[Raw data]
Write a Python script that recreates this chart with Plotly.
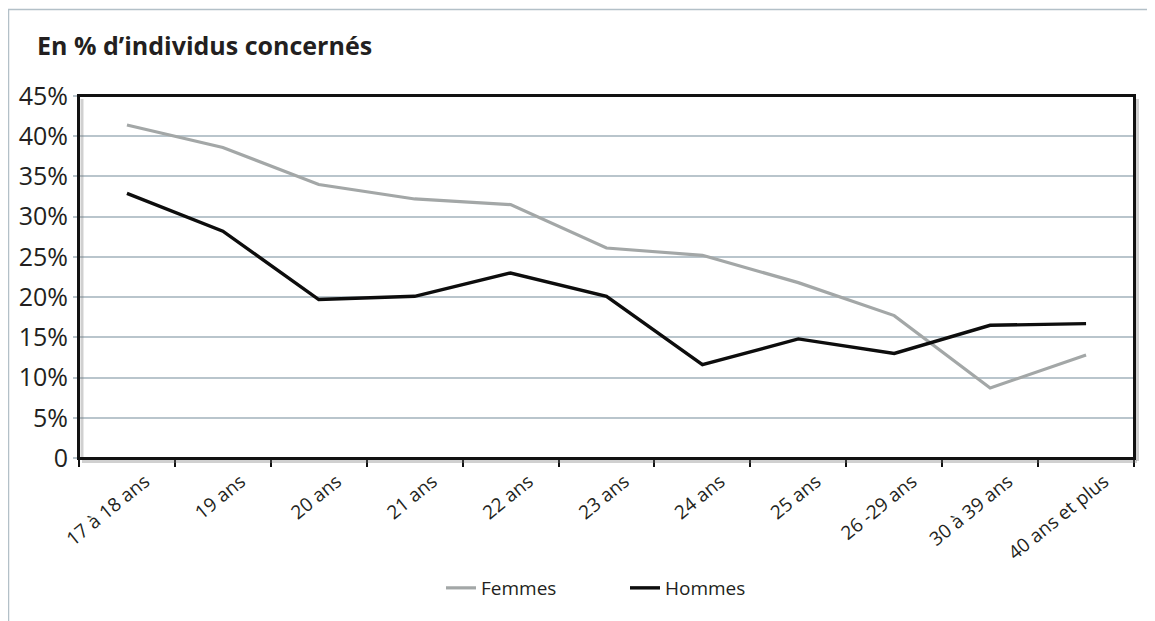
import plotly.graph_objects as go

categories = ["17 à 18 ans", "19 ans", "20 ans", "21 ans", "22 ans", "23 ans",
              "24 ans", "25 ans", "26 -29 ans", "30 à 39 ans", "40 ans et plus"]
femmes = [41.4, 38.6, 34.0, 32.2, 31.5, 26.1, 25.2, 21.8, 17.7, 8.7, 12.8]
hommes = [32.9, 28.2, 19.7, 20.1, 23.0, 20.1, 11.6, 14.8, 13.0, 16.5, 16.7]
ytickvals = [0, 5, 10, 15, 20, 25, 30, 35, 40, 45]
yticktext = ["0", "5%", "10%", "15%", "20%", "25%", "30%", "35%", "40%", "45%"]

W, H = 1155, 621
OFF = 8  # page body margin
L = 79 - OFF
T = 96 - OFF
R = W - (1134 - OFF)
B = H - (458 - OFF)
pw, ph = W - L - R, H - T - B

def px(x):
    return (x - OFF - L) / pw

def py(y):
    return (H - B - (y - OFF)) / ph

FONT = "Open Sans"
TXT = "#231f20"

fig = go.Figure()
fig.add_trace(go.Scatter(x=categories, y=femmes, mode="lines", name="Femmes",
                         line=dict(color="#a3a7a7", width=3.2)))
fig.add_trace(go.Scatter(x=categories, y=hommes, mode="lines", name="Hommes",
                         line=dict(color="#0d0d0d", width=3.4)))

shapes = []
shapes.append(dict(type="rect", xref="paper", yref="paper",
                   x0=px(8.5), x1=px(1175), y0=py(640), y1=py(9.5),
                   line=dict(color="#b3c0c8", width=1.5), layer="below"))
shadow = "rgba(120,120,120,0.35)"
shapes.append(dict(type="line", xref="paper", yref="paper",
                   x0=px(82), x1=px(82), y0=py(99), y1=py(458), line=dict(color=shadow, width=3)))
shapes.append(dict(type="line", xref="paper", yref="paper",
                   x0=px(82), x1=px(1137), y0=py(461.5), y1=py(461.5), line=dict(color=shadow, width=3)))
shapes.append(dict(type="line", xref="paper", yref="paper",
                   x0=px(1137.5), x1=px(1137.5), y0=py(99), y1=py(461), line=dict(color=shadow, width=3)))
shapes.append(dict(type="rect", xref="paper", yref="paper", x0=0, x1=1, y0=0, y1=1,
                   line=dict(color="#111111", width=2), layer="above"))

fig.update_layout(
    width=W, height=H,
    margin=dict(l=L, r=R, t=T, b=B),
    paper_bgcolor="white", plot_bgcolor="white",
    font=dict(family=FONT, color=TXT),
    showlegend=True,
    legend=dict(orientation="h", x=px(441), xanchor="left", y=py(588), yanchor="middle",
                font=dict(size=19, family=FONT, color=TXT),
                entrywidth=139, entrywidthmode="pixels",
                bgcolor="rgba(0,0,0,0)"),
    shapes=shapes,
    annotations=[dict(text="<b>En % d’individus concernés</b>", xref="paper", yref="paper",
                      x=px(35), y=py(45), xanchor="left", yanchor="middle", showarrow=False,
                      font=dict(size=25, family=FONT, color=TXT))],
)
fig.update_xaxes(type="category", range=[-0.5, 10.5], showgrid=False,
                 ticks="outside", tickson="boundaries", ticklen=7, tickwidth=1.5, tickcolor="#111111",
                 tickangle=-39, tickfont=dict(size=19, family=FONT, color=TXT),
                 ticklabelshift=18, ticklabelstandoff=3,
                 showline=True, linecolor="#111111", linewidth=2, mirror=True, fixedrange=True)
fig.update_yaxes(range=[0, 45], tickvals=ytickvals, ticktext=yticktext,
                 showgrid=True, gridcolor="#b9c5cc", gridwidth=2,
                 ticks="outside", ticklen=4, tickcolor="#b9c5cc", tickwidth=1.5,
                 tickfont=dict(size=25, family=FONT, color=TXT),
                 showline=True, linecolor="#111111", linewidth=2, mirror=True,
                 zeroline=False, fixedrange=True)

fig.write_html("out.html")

[Problem] Repeat the material verbatim. Do not carry over any picture.

[Exercise answer]
Write a Python script that recreates this chart with Plotly.
import plotly.graph_objects as go

categories = ["17 à 18 ans", "19 ans", "20 ans", "21 ans", "22 ans", "23 ans",
              "24 ans", "25 ans", "26 -29 ans", "30 à 39 ans", "40 ans et plus"]
femmes = [41.4, 38.6, 34.0, 32.2, 31.5, 26.1, 25.2, 21.8, 17.7, 8.7, 12.8]
hommes = [32.9, 28.2, 19.7, 20.1, 23.0, 20.1, 11.6, 14.8, 13.0, 16.5, 16.7]
ytickvals = [0, 5, 10, 15, 20, 25, 30, 35, 40, 45]
yticktext = ["0", "5%", "10%", "15%", "20%", "25%", "30%", "35%", "40%", "45%"]

W, H = 1155, 621
OFF = 8  # page body margin
L = 79 - OFF
T = 96 - OFF
R = W - (1134 - OFF)
B = H - (458 - OFF)
pw, ph = W - L - R, H - T - B

def px(x):
    return (x - OFF - L) / pw

def py(y):
    return (H - B - (y - OFF)) / ph

FONT = "Open Sans"
TXT = "#231f20"

fig = go.Figure()
fig.add_trace(go.Scatter(x=categories, y=femmes, mode="lines", name="Femmes",
                         line=dict(color="#a3a7a7", width=3.2)))
fig.add_trace(go.Scatter(x=categories, y=hommes, mode="lines", name="Hommes",
                         line=dict(color="#0d0d0d", width=3.4)))

shapes = []
shapes.append(dict(type="rect", xref="paper", yref="paper",
                   x0=px(8.5), x1=px(1175), y0=py(640), y1=py(9.5),
                   line=dict(color="#b3c0c8", width=1.5), layer="below"))
shadow = "rgba(120,120,120,0.35)"
shapes.append(dict(type="line", xref="paper", yref="paper",
                   x0=px(82), x1=px(82), y0=py(99), y1=py(458), line=dict(color=shadow, width=3)))
shapes.append(dict(type="line", xref="paper", yref="paper",
                   x0=px(82), x1=px(1137), y0=py(461.5), y1=py(461.5), line=dict(color=shadow, width=3)))
shapes.append(dict(type="line", xref="paper", yref="paper",
                   x0=px(1137.5), x1=px(1137.5), y0=py(99), y1=py(461), line=dict(color=shadow, width=3)))
shapes.append(dict(type="rect", xref="paper", yref="paper", x0=0, x1=1, y0=0, y1=1,
                   line=dict(color="#111111", width=2), layer="above"))

fig.update_layout(
    width=W, height=H,
    margin=dict(l=L, r=R, t=T, b=B),
    paper_bgcolor="white", plot_bgcolor="white",
    font=dict(family=FONT, color=TXT),
    showlegend=True,
    legend=dict(orientation="h", x=px(441), xanchor="left", y=py(588), yanchor="middle",
                font=dict(size=19, family=FONT, color=TXT),
                entrywidth=139, entrywidthmode="pixels",
                bgcolor="rgba(0,0,0,0)"),
    shapes=shapes,
    annotations=[dict(text="<b>En % d’individus concernés</b>", xref="paper", yref="paper",
                      x=px(35), y=py(45), xanchor="left", yanchor="middle", showarrow=False,
                      font=dict(size=25, family=FONT, color=TXT))],
)
fig.update_xaxes(type="category", range=[-0.5, 10.5], showgrid=False,
                 ticks="outside", tickson="boundaries", ticklen=7, tickwidth=1.5, tickcolor="#111111",
                 tickangle=-39, tickfont=dict(size=19, family=FONT, color=TXT),
                 ticklabelshift=18, ticklabelstandoff=3,
                 showline=True, linecolor="#111111", linewidth=2, mirror=True, fixedrange=True)
fig.update_yaxes(range=[0, 45], tickvals=ytickvals, ticktext=yticktext,
                 showgrid=True, gridcolor="#b9c5cc", gridwidth=2,
                 ticks="outside", ticklen=4, tickcolor="#b9c5cc", tickwidth=1.5,
                 tickfont=dict(size=25, family=FONT, color=TXT),
                 showline=True, linecolor="#111111", linewidth=2, mirror=True,
                 zeroline=False, fixedrange=True)

fig.write_html("out.html")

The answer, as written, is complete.